Page last updated at 11:25 GMT, Sunday, 25 January 2009

Slumdog wins top producer prize

Slumdog Millionaire
Slumdog Millionaire stars Dev Patel and Freida Pinto

Danny Boyle's rags-to-riches tale Slumdog Millionaire has won the top film prize from Hollywood's producers.

It beat fellow nominees Milk, The Dark Knight, The Curious Case of Benjamin Button and Frost/Nixon at the Producers Guild of America (PGA) ceremony.

The award helps put the film in pole position for Oscar success, having received 10 nods including best film.

Earlier this month, the movie won four Golden Globes including best film and best director for Boyle.

The PGA award is considered an indicator for Oscar success as its members make up a large portion of the Academy of Motion Picture Arts and Sciences, which votes on the Oscars.

Last year's PGA best picture winner, No Country for Old Men, went on to win the top prize at the Academy Awards.

Other winners at the Los Angeles ceremony included Pixar film Wall-E, which won best animated film.

Best documentary went to Man on Wire, about a Frenchman who wire-walked between the Twin Towers in New York in 1974.

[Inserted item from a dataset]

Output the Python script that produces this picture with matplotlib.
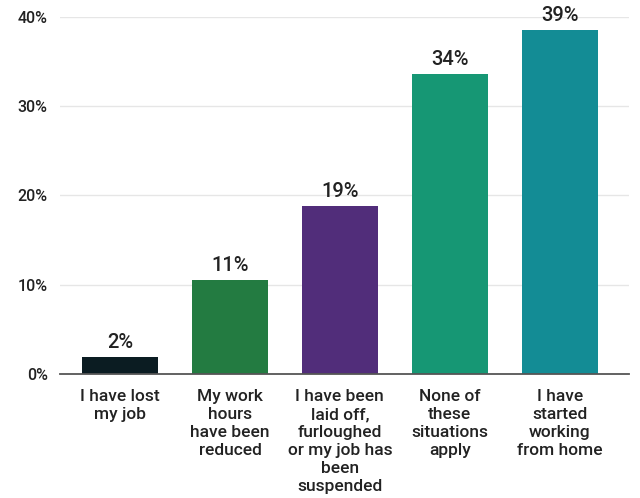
import matplotlib.pyplot as plt
import numpy as np
from decimal import Decimal, ROUND_HALF_UP

# Survey responses: share of respondents in each employment situation
categories = [
    "I have lost\nmy job",
    "My work\nhours\nhave been\nreduced",
    "I have been\nlaid off,\nfurloughed\nor my job has\nbeen\nsuspended",
    "None of\nthese\nsituations\napply",
    "I have\nstarted\nworking\nfrom home",
]
shares = [1.9, 10.5, 18.8, 33.6, 38.5]
colors = ["#0b1c22", "#237b41", "#512d7a", "#169774", "#138c95"]
yticks = [0, 10, 20, 30, 40]

plt.rcParams['font.family'] = ['Roboto', 'DejaVu Sans']
text_color = "#222222"


def pct(v):
    # round half up so 10.5 reads as 11%
    return f"{Decimal(str(v)).quantize(Decimal('1'), rounding=ROUND_HALF_UP)}%"


fig = plt.figure(figsize=(6.4, 4.98), dpi=100)
ax = fig.add_axes([0.094, 0.249, 0.889, 0.717])

x = np.arange(len(categories))
ax.bar(x, shares, width=0.69, color=colors, zorder=3)

for xi, v in zip(x, shares):
    ax.text(xi, v + 0.6, pct(v), ha='center', va='bottom',
            fontsize=14.5, fontweight='medium', color=text_color)

ax.set_ylim(0, 40)
ax.set_xlim(-0.545, 4.632)
ax.set_yticks(yticks)
ax.set_yticklabels([f"{t}%" for t in yticks], fontsize=11.5,
                   fontweight='medium', color=text_color)
ax.set_xticks(x)
ax.set_xticklabels(categories, fontsize=12.5, fontweight='medium',
                   color=text_color, linespacing=1.24)
ax.tick_params(axis='both', length=0)
ax.tick_params(axis='x', pad=11)
ax.tick_params(axis='y', pad=9)

ax.grid(axis='y', color='#e6e6e6', linewidth=1, zorder=0)
for side in ['top', 'right', 'left']:
    ax.spines[side].set_visible(False)
ax.spines['bottom'].set_color('#555555')
ax.spines['bottom'].set_linewidth(1.3)
ax.spines['bottom'].set_zorder(4)

fig.savefig('out.png', dpi=100)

In the television categories, historical drama John Adams took the award for long-form TV and Mad Men picked up the drama prize.

Two shows were repeat winners from last year - 30 Rock was named best comedy while The Colbert Report won the prize for live entertainment.

Mariah Carey
Mariah Carey turns her hand to acting in Push

Slumdog Millionaire will compete against Brad Pitt's The Curious Case of Benjamin Button, Sean Penn's Milk, Michael Sheen's Frost/Nixon and Kate Winslet's The Reader for the top Oscar on 22 February.

Sundance awards

Meanwhile, 1980s Harlem drama Push took the top prize at the Sundance Film Festival in Utah.

The film, based on the 1996 novel by the poet Sapphire and featuring singer Mariah Carey, won both the US cinema grand jury and audience awards at the showcase for independent film.

British film An Education, starring Emma Thompson, won the world cinema audience award.

The movie, adapted by writer Nick Hornby from an autobiographical essay by journalist Lynn Barber, tells of how she was seduced by an older man in 1960s London.

British documentary Afghan Star, chronicling the emergence of pop culture in Afghanistan, also picked up the directing and audience awards in the world cinema documentary categories.